HB 381, Ohio Research Scholars Appropriation Bill
The Senate Finance Committee had no witnesses signed in to testify on Tuesday afternoon on HB 381, a bill to legislatively permit Ohio’s independent colleges to participate in the Ohio Research Scholars Program.
The program, a joint effort between OBR and the Dept. of Development, intends to attract and retain scientists from outside of Ohio and allure current college students to become future scientists in the state. Colleges can compete for grants to build new and/or develop programs within the STEM fields. Each school may receive up to $50 million. More information and a list of important dates may be found here.
The bill was voted out of committee unanimously and will be sent to the Senate floor for full consideration within the next two weeks.
HB 536, Healthy Families Act
The Ohioans for Healthy Families Coalition, comprised of over 200 groups including AARP, Nurses Association, NAACP, and metropolitan area city councils from across the state got the hearing they requested, though they weren’t informed of the hearing until 24 hours prior. With little notice, the room was filled, the witnesses were prepped and committee members were ready to listen and had questions drafted.
First to testify were the proponents. Brian Dunn, campaign manager for the Coalition, explained to committee members the ramifications of not passing this initiative. His testimony included reference to the Harvard Business Review analysis that "offering paid sick days would save costs incurred when ill employees go to work.” He also ensured that “mom and pop shops” would not be adversely affected by this proposal, and it wouldn’t burden companies that currently offer equivalent paid sick days to employees. In addition, he noted that new employees hired within a 90-day start would not be eligible for the paid days off.
Fred Mills representing the Ohioans to Protect Jobs coalition, including such groups as the Ohio Retail Merchants, Ohio Chamber of Commerce, and National Federation of Independent Business, offered their opposition. He noted in his testimony that costs incurred from passing the proposal will drive out employers from the state, leaving Ohio with more unemployment and blight. Mr. Mills also stated that the initiative will stifle job creation and expansion, noting that small businesses that are currently unaffected will be when they grow larger than 25 employees. In addition, the opponents declared that litigation is a likely possibility if enacted, and “litigation does not create jobs – except for lawyers.”

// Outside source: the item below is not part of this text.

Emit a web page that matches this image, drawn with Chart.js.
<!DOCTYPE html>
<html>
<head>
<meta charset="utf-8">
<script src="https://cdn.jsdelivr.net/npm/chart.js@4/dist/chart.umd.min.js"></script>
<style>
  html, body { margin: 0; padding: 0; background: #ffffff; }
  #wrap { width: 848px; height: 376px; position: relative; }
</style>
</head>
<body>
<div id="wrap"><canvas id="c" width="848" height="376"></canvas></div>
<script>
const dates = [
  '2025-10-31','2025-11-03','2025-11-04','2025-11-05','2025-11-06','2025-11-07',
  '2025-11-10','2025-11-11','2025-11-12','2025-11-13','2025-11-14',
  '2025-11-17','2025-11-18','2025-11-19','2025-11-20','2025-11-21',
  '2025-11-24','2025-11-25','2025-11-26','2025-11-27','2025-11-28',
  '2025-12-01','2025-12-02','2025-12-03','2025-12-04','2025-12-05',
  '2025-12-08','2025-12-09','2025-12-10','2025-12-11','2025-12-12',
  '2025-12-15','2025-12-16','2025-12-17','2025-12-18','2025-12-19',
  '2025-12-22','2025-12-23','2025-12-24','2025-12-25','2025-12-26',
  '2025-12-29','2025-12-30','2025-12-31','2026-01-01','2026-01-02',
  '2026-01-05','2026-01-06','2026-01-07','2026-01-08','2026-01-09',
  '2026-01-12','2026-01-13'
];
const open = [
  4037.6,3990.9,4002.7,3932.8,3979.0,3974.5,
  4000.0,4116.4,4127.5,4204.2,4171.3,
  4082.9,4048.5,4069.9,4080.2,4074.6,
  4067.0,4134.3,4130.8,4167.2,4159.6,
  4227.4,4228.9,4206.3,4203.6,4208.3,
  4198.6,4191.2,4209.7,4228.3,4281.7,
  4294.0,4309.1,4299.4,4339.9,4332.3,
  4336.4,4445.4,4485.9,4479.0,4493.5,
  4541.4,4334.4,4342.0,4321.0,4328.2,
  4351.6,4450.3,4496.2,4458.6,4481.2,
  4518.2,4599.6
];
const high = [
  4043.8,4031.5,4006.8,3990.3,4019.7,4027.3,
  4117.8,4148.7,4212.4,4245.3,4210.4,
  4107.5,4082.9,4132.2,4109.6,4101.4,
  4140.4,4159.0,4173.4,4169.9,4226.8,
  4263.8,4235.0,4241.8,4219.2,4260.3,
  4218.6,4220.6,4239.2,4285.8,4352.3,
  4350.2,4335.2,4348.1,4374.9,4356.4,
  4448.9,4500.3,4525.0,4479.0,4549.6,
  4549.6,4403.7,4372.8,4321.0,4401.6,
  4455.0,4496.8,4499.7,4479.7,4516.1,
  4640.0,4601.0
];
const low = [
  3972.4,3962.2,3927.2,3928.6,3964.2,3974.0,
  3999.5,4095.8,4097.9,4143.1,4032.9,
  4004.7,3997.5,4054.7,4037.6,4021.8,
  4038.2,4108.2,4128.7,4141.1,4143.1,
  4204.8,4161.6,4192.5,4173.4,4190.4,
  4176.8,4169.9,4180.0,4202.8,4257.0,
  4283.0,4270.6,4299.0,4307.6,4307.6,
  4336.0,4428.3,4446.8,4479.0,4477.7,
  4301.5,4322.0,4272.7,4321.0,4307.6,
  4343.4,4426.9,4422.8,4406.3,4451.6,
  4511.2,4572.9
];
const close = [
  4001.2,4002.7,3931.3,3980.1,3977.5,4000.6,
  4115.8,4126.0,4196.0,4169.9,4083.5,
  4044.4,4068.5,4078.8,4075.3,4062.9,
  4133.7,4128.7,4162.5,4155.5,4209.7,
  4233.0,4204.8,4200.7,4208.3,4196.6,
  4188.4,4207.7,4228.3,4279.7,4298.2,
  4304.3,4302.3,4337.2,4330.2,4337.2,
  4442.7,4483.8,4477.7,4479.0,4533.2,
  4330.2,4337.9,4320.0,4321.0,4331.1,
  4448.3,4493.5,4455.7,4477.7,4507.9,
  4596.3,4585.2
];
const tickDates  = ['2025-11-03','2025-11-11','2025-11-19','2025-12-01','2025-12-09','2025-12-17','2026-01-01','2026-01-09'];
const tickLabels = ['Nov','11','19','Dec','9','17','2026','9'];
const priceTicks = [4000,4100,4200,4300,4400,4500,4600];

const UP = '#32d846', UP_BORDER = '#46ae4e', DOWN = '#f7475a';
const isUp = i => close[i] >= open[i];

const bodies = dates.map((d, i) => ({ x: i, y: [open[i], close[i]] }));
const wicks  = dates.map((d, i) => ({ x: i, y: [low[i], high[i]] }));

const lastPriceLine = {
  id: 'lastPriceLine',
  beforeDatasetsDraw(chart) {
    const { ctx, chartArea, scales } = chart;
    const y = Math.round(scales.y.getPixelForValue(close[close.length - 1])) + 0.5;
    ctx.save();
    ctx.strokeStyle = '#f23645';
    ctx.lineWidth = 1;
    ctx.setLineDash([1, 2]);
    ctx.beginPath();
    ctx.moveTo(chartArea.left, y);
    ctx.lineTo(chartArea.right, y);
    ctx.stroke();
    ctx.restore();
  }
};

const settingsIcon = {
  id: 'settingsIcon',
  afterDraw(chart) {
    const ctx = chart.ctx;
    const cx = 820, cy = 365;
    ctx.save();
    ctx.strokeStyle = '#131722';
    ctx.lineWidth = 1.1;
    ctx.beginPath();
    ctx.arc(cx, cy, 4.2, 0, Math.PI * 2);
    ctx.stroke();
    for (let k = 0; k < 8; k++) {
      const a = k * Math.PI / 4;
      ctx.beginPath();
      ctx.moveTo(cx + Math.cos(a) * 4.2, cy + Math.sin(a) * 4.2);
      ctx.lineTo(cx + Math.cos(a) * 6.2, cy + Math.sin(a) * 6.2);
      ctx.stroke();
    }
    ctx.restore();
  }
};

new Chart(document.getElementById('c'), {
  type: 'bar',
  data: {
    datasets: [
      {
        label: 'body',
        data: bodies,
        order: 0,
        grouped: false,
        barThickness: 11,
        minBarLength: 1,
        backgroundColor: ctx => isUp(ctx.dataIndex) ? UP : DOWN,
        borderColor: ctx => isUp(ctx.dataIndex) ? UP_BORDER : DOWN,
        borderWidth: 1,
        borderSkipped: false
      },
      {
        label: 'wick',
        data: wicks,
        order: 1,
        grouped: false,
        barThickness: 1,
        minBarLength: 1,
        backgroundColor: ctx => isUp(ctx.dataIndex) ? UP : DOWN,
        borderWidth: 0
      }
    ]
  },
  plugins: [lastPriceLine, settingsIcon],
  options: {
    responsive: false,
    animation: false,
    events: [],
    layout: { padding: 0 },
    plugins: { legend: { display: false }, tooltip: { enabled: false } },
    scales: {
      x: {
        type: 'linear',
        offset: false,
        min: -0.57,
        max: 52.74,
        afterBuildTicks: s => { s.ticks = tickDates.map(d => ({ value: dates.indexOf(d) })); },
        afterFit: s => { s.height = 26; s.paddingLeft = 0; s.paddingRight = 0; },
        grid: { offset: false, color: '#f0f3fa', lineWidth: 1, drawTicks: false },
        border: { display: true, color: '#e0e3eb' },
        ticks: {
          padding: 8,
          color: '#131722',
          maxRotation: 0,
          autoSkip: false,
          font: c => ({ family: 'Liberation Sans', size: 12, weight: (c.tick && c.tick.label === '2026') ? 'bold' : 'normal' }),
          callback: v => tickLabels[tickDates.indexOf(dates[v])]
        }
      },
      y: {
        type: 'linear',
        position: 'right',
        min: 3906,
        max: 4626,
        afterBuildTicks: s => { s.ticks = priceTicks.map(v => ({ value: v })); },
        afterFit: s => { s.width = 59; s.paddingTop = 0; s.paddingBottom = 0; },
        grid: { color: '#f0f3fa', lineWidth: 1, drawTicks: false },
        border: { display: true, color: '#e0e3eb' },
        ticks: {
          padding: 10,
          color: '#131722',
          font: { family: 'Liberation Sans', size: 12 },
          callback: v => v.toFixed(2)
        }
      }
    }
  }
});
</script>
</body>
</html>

Because the initiative has become a very partisan issue, it will not likely receive another hearing, which would push the proponents to begin collecting a new set of petition signatures. If the General Assembly does not enact the initiative by the listed deadline of May 9th, the Ohioans for Healthy Families must obtain another 120,683 signatures to place it on the ballot.
AICUO will continue to monitor its movement or lack thereof. We will also be in contact with our members to receive thoughts for level of participation by our association.
HB 347, Praxis III Bill Revisited
Tuesday, the House Education Committee accepted a sub bill version of HB 347 introduced by Chairwoman Arlene Setzer (R – Vandalia) last October. The initially introduced version seeks to replace Praxis III, the assessment test used to award professional, 5-year teaching licenses to entry-year teachers with a “summative assessment” whose content is yet to be determined. The new assessment could be more or less complicated and burdensome than Praxis III. The bill’s interested parties have met only a handful of times to discuss other mechanisms for licensure revisions.
The adopted substitute pushes back the effective date for the elimination of Praxis III from July 2008 to July 2010. On or after that date, eligibility for a professional license must be based on a teacher's rating on the "summative assessment" approved by the State Board of Education and included as part of the teacher's "induction program." The summative assessment must require demonstrated relevance to the Ohio Standards for the Teaching Profession (OSTP).
The substitute requires the Ohio Department of Education (ODE) to convene a committee of staff persons, educators, administrators and others with an interest in educator preparation to develop standards for an induction program. The requirements include mentoring, multiple formative assessments by more than one individual, use of OSTP and the application of the state academic content standards as performance measures, among other things. Any summative assessment after July 2010 must be approved by the State Board of Education.
Full implementation would begin with the 2010-2011 school years. ODE, during the 2009-2010 school year, would be required to select a sample of schools or districts to implement all components of the standardized induction program on a trial basis. The substitute also adds a new provision requiring ODE to continuously evaluate the effectiveness of induction programs and permits the department to contract with an independent entity to conduct the evaluations.
Additionally, the substitute version requires the department, in collaboration with the Chancellor of the Board of Regents, to convene a committee representing public and private teacher preparation programs and practicing teachers from all grade levels to develop a pre-service assessment system with standardized protocols and training for pre-service coursework and field experience.
HB 350, Student Poll Worker Bill in Senate Committee
The legislation that would permit college students to work as poll workers in the counties in which they attend school received its sponsor testimony in the Senate State and Local Government and Veteran’s Affairs Committee. Rep. Larry Wolpert stated within his testimony that the legislation will help to combat a decrease in available poll workers on election days. In addition, it will help get the younger generation involved in civic policy.
The bill is expected to receive another hearing within the next couple of weeks.